“People like to masturbate.” As first sentences go, this one certainly snares your attention. It’s not the only remarkable thing about Edward Slingerland’s new book Drunk: How We Sipped, Danced and Stumbled our Way to Civilization (£25, Little Brown, Spark). Nor is the author some ill-informed polemicist looking to generate a few headlines. Slingerland is Professor of Philosophy at the University of British Columbia.
In some ways, Drunk is a defence of alcohol and intoxication, a counter-blast to what Slingerland calls “cheery New Age ascetics and dour neo-Prohibitionists”. He doesn’t shy away from the negative aspects of our favourite drug – what he calls the “dark side of Dionysus – but his aim is to place booze in its historical context. Our relationship with alcohol goes back 13,000 years. Indeed, citing what he calls the “beer before bread” hypothesis, Slingerland argues that the early hunter-gatherers were drinkers before they were farmers. Alcohol preceded agriculture.
Why did our ancestors drink? And, for that matter, why do we still consume something that is potentially dangerous and even lethal? The pleasure of getting high, or “mentally altered” is part of the answer, but there are other reasons too. In the rights dose, alcohol makes us more sociable and creative. It also alleviates stress, builds trust and, as Slingerland puts it, “pulls off the miracle of getting fiercely tribal primates to cooperate with strangers”.
The book is aimed at a general audience, albeit one that’s fascinated by a cuvée of history, neuroscience, archaeology, literature, sociology, anthropology and psychology. For anyone interested in booze – and if you’re reading this column I assume that you are – it’s a work that makes you think about your own rapport with alcohol.

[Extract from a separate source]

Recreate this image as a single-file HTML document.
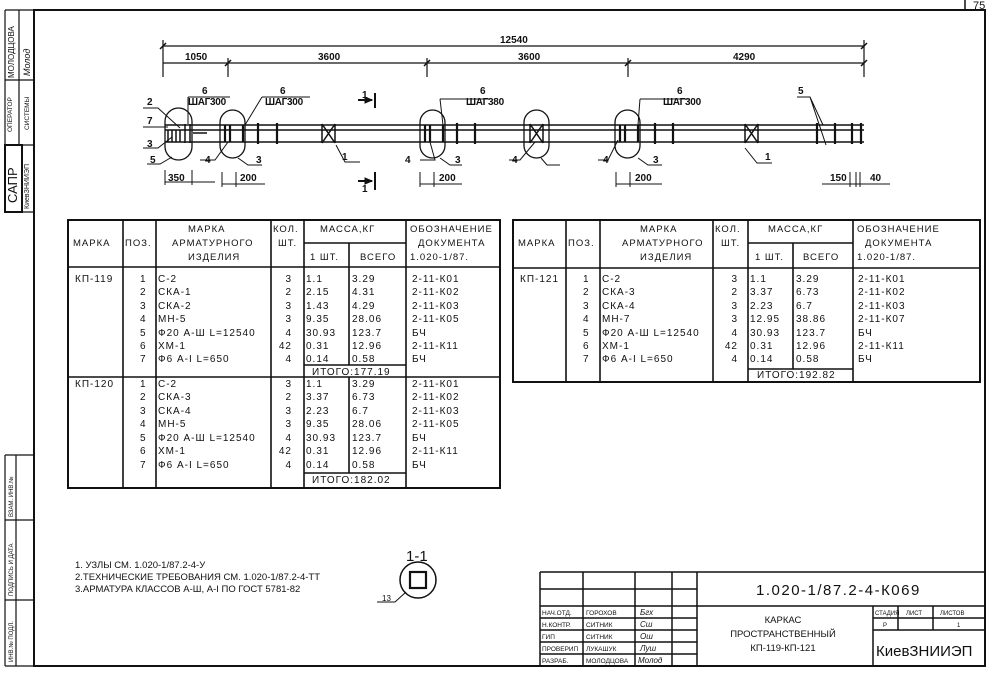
<!DOCTYPE html>
<html><head><meta charset="utf-8"><style>
html,body{margin:0;padding:0;background:#fff}
svg{display:block}
text{font-family:"Liberation Sans","DejaVu Sans",sans-serif;fill:#111}
.t{font-size:10px;letter-spacing:1px}
.h{font-size:9.5px;letter-spacing:1px}
.s{font-size:10px;font-weight:bold}
</style></head><body>
<svg width="993" height="674" viewBox="0 0 993 674" xmlns="http://www.w3.org/2000/svg">
<g stroke="#111" fill="none">
<rect x="34" y="10" width="951" height="656" stroke-width="2"/>
<path d="M965 10V0" stroke-width="1.5"/>
<path d="M5 10V212M5 455V666M5 10H34M5 80H34M5 145H34M5 212H34M19 10V80M19 80V145M5 455H34M5 520H34M5 600H34M5 666H34M16 455V666" stroke-width="1.2"/>
<rect x="5" y="145" width="17" height="67" stroke-width="2"/>
<path d="M163 46H864M163 63H864M163 40V77M228 58V77M427 58V77M628 58V77M864 40V77" stroke-width="1.2"/>
<path d="M160 49l6-6M225 66l6-6M424 66l6-6M625 66l6-6M861 49l6-6M861 66l6-6" stroke-width="1.5"/>
<path d="M165 125H864M165 142H864M165 130H864" stroke-width="1.6"/>
<path d="M168 130V142M172 130V142M176 130V142M180 130V142M185 124V143M190 124V143M193 133H207" stroke-width="1.5"/>
<path d="M225 125V142M230 125V142M243 125V142M258 123V144M277 123V144M425 125V142M430 125V142M443 125V142M457 123V144M475 123V144M620 125V142M625 125V142M638 125V142M655 123V144M673 123V144M817 123V144M835 123V144M852 123V144M861 123V144" stroke-width="2.2"/>
<path d="M322 124V143M335 124V143M322 124L335 143M335 124L322 143M530 124V143M543 124V143M530 124L543 143M543 124L530 143M745 124V143M758 124V143M745 124L758 143M758 124L745 143" stroke-width="1.5"/>
<rect x="165" y="108" width="27" height="52" rx="13.5" stroke-width="1.3"/>
<rect x="220" y="110" width="25" height="48" rx="12.5" stroke-width="1.3"/>
<rect x="420" y="110" width="25" height="48" rx="12.5" stroke-width="1.3"/>
<rect x="524" y="110" width="25" height="48" rx="12.5" stroke-width="1.3"/>
<rect x="615" y="110" width="25" height="48" rx="12.5" stroke-width="1.3"/>
<path d="M143 108H158L180 128M143 127H168M143 148H158L172 137M147 164H160L172 157M188 97H230M188 97V124M262 97H310M262 97L245 125M200 160H215L228 142M238 158L248 165H262M336 145L345 162H360M420 160H435L430 142M440 158L450 165H462M440 99H490M440 99L443 125M509 160H520L535 142M541 158L547 165H560M640 99H690M640 99L638 125M598 160H608L618 140M638 158L648 165H662M745 148L757 163H772M797 97H810L823 125M810 97L826 145" stroke-width="1"/>
<path d="M375 93V108M375 172V190M358 100H372M358 181H372" stroke-width="2"/>
<path d="M372 100l-7-3v6zM372 181l-7-3v6z" fill="#111"/>
<path d="M165 170V185M192 170V185M165 182H215M222 172V187M236 172V187M222 184H265M420 172V187M434 172V187M420 184H462M616 172V187M630 172V187M616 184H662M850 172V187M856 172V187M860 172V187M822 184H890" stroke-width="1"/>
<rect x="68" y="220" width="432" height="268" stroke-width="2"/>
<path d="M68 267H500M68 377H500M123 220V488M156 220V488M271 220V488M304 220V488M406 220V488M304 243H406M349 243V365M349 377V473M304 365H406M304 473H406" stroke-width="1.6"/>
<rect x="513" y="220" width="467" height="162" stroke-width="2"/>
<path d="M513 268H980M566 220V382M600 220V382M713 220V382M748 220V382M853 220V382M748 243H853M793 243V369M748 369H853" stroke-width="1.6"/>
<circle cx="418" cy="580" r="18" stroke-width="1.5"/>
<rect x="410" y="572" width="16" height="16" stroke-width="2.2"/>
<path d="M377 602H395L406 592" stroke-width="1"/>
<path d="M540 572H985M540 589H697M540 606H985M540 618H697M540 630H697M540 642H697M540 654H697M540 572V666M583 572V666M635 572V666M672 572V666M697 572V666M873 606V666M898 606V630M933 606V630M873 618H985M873 630H985" stroke-width="1.5"/>
</g>
<g font-size="7">
<text transform="translate(14,78) rotate(-90)" font-size="8">МОЛОДЦОВА</text>
<text transform="translate(30,76) rotate(-90)" font-size="9" font-style="italic">Молод</text>
<text transform="translate(12,132) rotate(-90)" font-size="6.5">ОПЕРАТОР</text>
<text transform="translate(29,130) rotate(-90)" font-size="6.5">СИСТЕМЫ</text>
<text transform="translate(17,203) rotate(-90)" font-size="13">САПР</text>
<text transform="translate(29,209) rotate(-90)" font-size="7">КиевЗНИИЭП</text>
<text transform="translate(13,517) rotate(-90)" font-size="6">ВЗАМ. ИНВ.№</text>
<text transform="translate(13,596) rotate(-90)" font-size="6">ПОДПИСЬ И ДАТА</text>
<text transform="translate(13,662) rotate(-90)" font-size="6">ИНВ.№ ПОДЛ.</text>
</g>
<text x="973" y="9" font-size="11">75</text>
<g class="s" font-size="10">
<text x="500" y="43">12540</text>
<text x="185" y="60">1050</text>
<text x="318" y="60">3600</text>
<text x="518" y="60">3600</text>
<text x="733" y="60">4290</text>
<text x="202" y="94">6</text><text x="188" y="105" letter-spacing="-0.3">ШАГ300</text>
<text x="280" y="94">6</text><text x="265" y="105" letter-spacing="-0.3">ШАГ300</text>
<text x="480" y="94">6</text><text x="466" y="105" letter-spacing="-0.3">ШАГ380</text>
<text x="677" y="94">6</text><text x="663" y="105" letter-spacing="-0.3">ШАГ300</text>
<text x="798" y="94">5</text>
<text x="147" y="105">2</text><text x="147" y="124">7</text><text x="147" y="147">3</text><text x="150" y="163">5</text>
<text x="205" y="163">4</text><text x="256" y="163">3</text><text x="342" y="160">1</text>
<text x="405" y="163">4</text><text x="455" y="163">3</text><text x="512" y="163">4</text>
<text x="603" y="163">4</text><text x="653" y="163">3</text><text x="765" y="160">1</text>
<text x="362" y="98">1</text><text x="362" y="192">1</text>
<text x="168" y="181">350</text><text x="240" y="181">200</text><text x="439" y="181">200</text><text x="635" y="181">200</text>
<text x="830" y="181">150</text><text x="870" y="181">40</text>
</g>
<g class="h">
<text x="73" y="246">МАРКА</text><text x="125" y="246">ПОЗ.</text>
<text x="188" y="232">МАРКА</text><text x="172" y="246">АРМАТУРНОГО</text><text x="188" y="260">ИЗДЕЛИЯ</text>
<text x="273" y="232">КОЛ.</text><text x="278" y="246">ШТ.</text>
<text x="320" y="232">МАССА,КГ</text><text x="310" y="260">1 ШТ.</text><text x="360" y="260">ВСЕГО</text>
<text x="410" y="232">ОБОЗНАЧЕНИЕ</text><text x="418" y="246">ДОКУМЕНТА</text><text x="410" y="260">1.020-1/87.</text>
</g>
<g class="t">
<text x="75" y="282">КП-119</text>
<text x="75" y="387">КП-120</text>
<text x="312" y="375">ИТОГО:177.19</text>
<text x="312" y="483">ИТОГО:182.02</text>
</g>
<g class="t">
<text x="140" y="282">1</text><text x="140" y="295">2</text><text x="140" y="309">3</text><text x="140" y="322">4</text><text x="140" y="336">5</text><text x="140" y="349">6</text><text x="140" y="362">7</text>
<text x="158" y="282">С-2</text><text x="158" y="295">СКА-1</text><text x="158" y="309">СКА-2</text><text x="158" y="322">МН-5</text><text x="158" y="336">Ф20 А-Ш L=12540</text><text x="158" y="349">ХМ-1</text><text x="158" y="362">Ф6 А-I L=650</text>
<g text-anchor="end"><text x="292" y="282">3</text><text x="292" y="295">2</text><text x="292" y="309">3</text><text x="292" y="322">3</text><text x="292" y="336">4</text><text x="292" y="349">42</text><text x="292" y="362">4</text></g>
<text x="306" y="282">1.1</text><text x="306" y="295">2.15</text><text x="306" y="309">1.43</text><text x="306" y="322">9.35</text><text x="306" y="336">30.93</text><text x="306" y="349">0.31</text><text x="306" y="362">0.14</text>
<text x="352" y="282">3.29</text><text x="352" y="295">4.31</text><text x="352" y="309">4.29</text><text x="352" y="322">28.06</text><text x="352" y="336">123.7</text><text x="352" y="349">12.96</text><text x="352" y="362">0.58</text>
<text x="412" y="282">2-11-К01</text><text x="412" y="295">2-11-К02</text><text x="412" y="309">2-11-К03</text><text x="412" y="322">2-11-К05</text><text x="412" y="336">БЧ</text><text x="412" y="349">2-11-К11</text><text x="412" y="362">БЧ</text>
</g>
<g class="t">
<text x="140" y="387">1</text><text x="140" y="400">2</text><text x="140" y="414">3</text><text x="140" y="427">4</text><text x="140" y="441">5</text><text x="140" y="454">6</text><text x="140" y="468">7</text>
<text x="158" y="387">С-2</text><text x="158" y="400">СКА-3</text><text x="158" y="414">СКА-4</text><text x="158" y="427">МН-5</text><text x="158" y="441">Ф20 А-Ш L=12540</text><text x="158" y="454">ХМ-1</text><text x="158" y="468">Ф6 А-I L=650</text>
<g text-anchor="end"><text x="292" y="387">3</text><text x="292" y="400">2</text><text x="292" y="414">3</text><text x="292" y="427">3</text><text x="292" y="441">4</text><text x="292" y="454">42</text><text x="292" y="468">4</text></g>
<text x="306" y="387">1.1</text><text x="306" y="400">3.37</text><text x="306" y="414">2.23</text><text x="306" y="427">9.35</text><text x="306" y="441">30.93</text><text x="306" y="454">0.31</text><text x="306" y="468">0.14</text>
<text x="352" y="387">3.29</text><text x="352" y="400">6.73</text><text x="352" y="414">6.7</text><text x="352" y="427">28.06</text><text x="352" y="441">123.7</text><text x="352" y="454">12.96</text><text x="352" y="468">0.58</text>
<text x="412" y="387">2-11-К01</text><text x="412" y="400">2-11-К02</text><text x="412" y="414">2-11-К03</text><text x="412" y="427">2-11-К05</text><text x="412" y="441">БЧ</text><text x="412" y="454">2-11-К11</text><text x="412" y="468">БЧ</text>
</g>
<g class="h">
<text x="518" y="246">МАРКА</text><text x="568" y="246">ПОЗ.</text>
<text x="640" y="232">МАРКА</text><text x="622" y="246">АРМАТУРНОГО</text><text x="640" y="260">ИЗДЕЛИЯ</text>
<text x="715" y="232">КОЛ.</text><text x="721" y="246">ШТ.</text>
<text x="768" y="232">МАССА,КГ</text><text x="755" y="260">1 ШТ.</text><text x="803" y="260">ВСЕГО</text>
<text x="857" y="232">ОБОЗНАЧЕНИЕ</text><text x="865" y="246">ДОКУМЕНТА</text><text x="857" y="260">1.020-1/87.</text>
</g>
<g class="t">
<text x="520" y="282">КП-121</text>
<text x="583" y="282">1</text><text x="583" y="295">2</text><text x="583" y="309">3</text><text x="583" y="322">4</text><text x="583" y="336">5</text><text x="583" y="349">6</text><text x="583" y="362">7</text>
<text x="602" y="282">С-2</text><text x="602" y="295">СКА-3</text><text x="602" y="309">СКА-4</text><text x="602" y="322">МН-7</text><text x="602" y="336">Ф20 А-Ш L=12540</text><text x="602" y="349">ХМ-1</text><text x="602" y="362">Ф6 А-I L=650</text>
<g text-anchor="end"><text x="738" y="282">3</text><text x="738" y="295">2</text><text x="738" y="309">3</text><text x="738" y="322">3</text><text x="738" y="336">4</text><text x="738" y="349">42</text><text x="738" y="362">4</text></g>
<text x="750" y="282">1.1</text><text x="750" y="295">3.37</text><text x="750" y="309">2.23</text><text x="750" y="322">12.95</text><text x="750" y="336">30.93</text><text x="750" y="349">0.31</text><text x="750" y="362">0.14</text>
<text x="796" y="282">3.29</text><text x="796" y="295">6.73</text><text x="796" y="309">6.7</text><text x="796" y="322">38.86</text><text x="796" y="336">123.7</text><text x="796" y="349">12.96</text><text x="796" y="362">0.58</text>
<text x="858" y="282">2-11-К01</text><text x="858" y="295">2-11-К02</text><text x="858" y="309">2-11-К03</text><text x="858" y="322">2-11-К07</text><text x="858" y="336">БЧ</text><text x="858" y="349">2-11-К11</text><text x="858" y="362">БЧ</text>
<text x="757" y="378">ИТОГО:192.82</text>
</g>
<g font-size="9.5">
<text x="75" y="568">1. УЗЛЫ СМ. 1.020-1/87.2-4-У</text>
<text x="75" y="580">2.ТЕХНИЧЕСКИЕ ТРЕБОВАНИЯ СМ. 1.020-1/87.2-4-ТТ</text>
<text x="75" y="592">3.АРМАТУРА КЛАССОВ А-Ш, А-I ПО ГОСТ 5781-82</text>
</g>
<text x="406" y="561" font-size="15">1-1</text>
<text x="382" y="601" font-size="8">13</text>
<text x="756" y="595" font-size="15" letter-spacing="1.5">1.020-1/87.2-4-К069</text>
<g font-size="6.5">
<text x="542" y="615">НАЧ.ОТД.</text><text x="542" y="627">Н.КОНТР.</text><text x="542" y="639">ГИП</text><text x="542" y="651">ПРОВЕРИП</text><text x="542" y="663">РАЗРАБ.</text>
<text x="586" y="615">ГОРОХОВ</text><text x="586" y="627">СИТНИК</text><text x="586" y="639">СИТНИК</text><text x="586" y="651">ЛУКАШУК</text><text x="586" y="663">МОЛОДЦОВА</text>
</g>
<g font-size="6">
<text x="875" y="615">СТАДИЯ</text><text x="906" y="615">ЛИСТ</text><text x="940" y="615">ЛИСТОВ</text>
<text x="883" y="627">Р</text><text x="957" y="627">1</text>
</g>
<g font-size="9.5" text-anchor="middle">
<text x="783" y="623">КАРКАС</text><text x="783" y="637">ПРОСТРАНСТВЕННЫЙ</text><text x="783" y="651">КП-119-КП-121</text>
</g>
<text x="876" y="656" font-size="15">КиевЗНИИЭП</text>
<g font-size="8" font-style="italic" fill="#333"><text x="640" y="615">Бгх</text><text x="640" y="627">Сш</text><text x="640" y="639">Ош</text><text x="640" y="651">Луш</text><text x="638" y="663">Молод</text></g>
</svg>
</body></html>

It certainly made me think about mine. I’d never really considered what we might call the creative side of drinking. Slingerland argues that by targeting the pre-frontal cortex – the “centre of cognitive control” – alcohol frees us to think laterally. More controversially, he argues that human civilisation wouldn’t have developed as it has without it. And that in societies where there was no alcohol, people found other drugs to perform the same liberating task. Alcohol provides calories, albeit with little nutritional value, and can be used as a disinfectant, but it’s main attributes are pleasure and that loosening of control. Dionysus challenges Apollo for our attention.
Fascinated by his book, I caught up with Slingerland to record a podcast with him. At the end of the interview I asked him if researching and writing Drunk had changed his relationship with booze. He admitted that it had. He’s warier of drinking alone – the glass of wine after work that turns into a bottle – and he thinks more about what and how much he consumes. And, more importantly perhaps, with whom.
I do too. Those of us who work in and around alcohol may smile at Dylan Thomas’ definition of an alcoholic as “someone you don’t like who drinks as much as you do”. But we probably all know people who have drunk themselves into the grave. Alcohol is dangerous and should be treated with respect and even a degree of wariness. Alcohol Change UK reckons that there are 602,391 “dependent drinkers” in England. (Yes, I know the figure sounds implausibly precise, but you get the general point). It’s self-evident that too many of us drink too much alcohol. I suspect that the pandemic has made the phenomenon more acute. We drink to forget sometimes.
Alcohol is easier to obtain today – and potentially much stronger after the invention of distillation in 14thcentury China – than it was in Ancient Greece. It’s also more commonly consumed by solitary individuals. The Greeks used a toast leader, or symposiarch, who regulated how much people were served and decided when they’d drunk enough. Nowadays, the closest we have is a bartender, a sommelier or publican. But when was the last time one of those advised you against the fifth cocktail, the third bottle of wine or the eighth pint?
As the Christmas and New Year celebrations get under way, maybe it’s time to think honestly about alcohol. I, for one, couldn’t live without wine. But it’s a drink that deserves our respect. We should enjoy it in all its glorious complexity, letting it stimulate our senses and, who knows, our minds. But also know when it’s time to stop.